Duas últimas observações antes de listar os filmes que mais me agradaram no ano, entre os lançados no circuito.

A primeira é que, do ponto de vista da linguagem cinematográfica, algumas das experiências mais vigorosas e ousadas vieram de veteranos como Luiz Rosemberg Filho (Guerra do Paraguay), Helena Ignez (A moça do calendário) e Julio Bressane (Beduíno).

A segunda observação é o sucesso da comédia Os parças, do cearense Halder Gomes, que está batendo a marca do milhão de espectadores. Trata-se, a meu ver, da atualização de um cinema de humor autenticamente popular, que tem origem nas chanchadas e passa por Mazzaropi e pelos Trapalhões. Ao contrário das assim chamadas globochanchadas, que em geral refletem uma mentalidade colonizada de classe média, com tudo o que isso implica de preconceito ou condescendência em relação aos pobres e excluídos, aqui são os marginalizados que vão à forra, apossando-se sem cerimônia da cidade (São Paulo), da história e da tela do cinema. Pensando bem, é a notícia mais animadora – talvez a única – deste final de um ano esquisito.
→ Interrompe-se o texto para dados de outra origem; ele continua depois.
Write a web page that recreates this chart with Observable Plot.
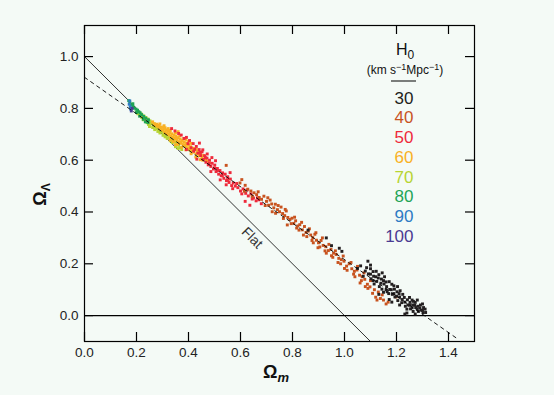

E aqui a minha lista pessoal, sem ordem de preferência, lembrando que só constam nela filmes exibidos comercialmente nos cinemas:

Corra!, de Jordan Peele.

O ornitólogo, de João Pedro Rodrigues.

Guerra do Paraguay, de Luiz Rosemberg Filho.

Toni Erdmann, de Maren Ade.

Gabriel e a montanha, de Fellipe Barbosa.

Uma mulher fantástica, de Sebastián Lelio.

No intenso agora, de João Moreira Salles.

Martírio, de Vincent Carelli, Tatiana Almeida e Ernesto de Carvalho.

Na praia à noite sozinha, de Hong Sang-soo.

Era o Hotel Cambridge, de Eliane Caffé.

Boas festas a todos e até o ano que vem.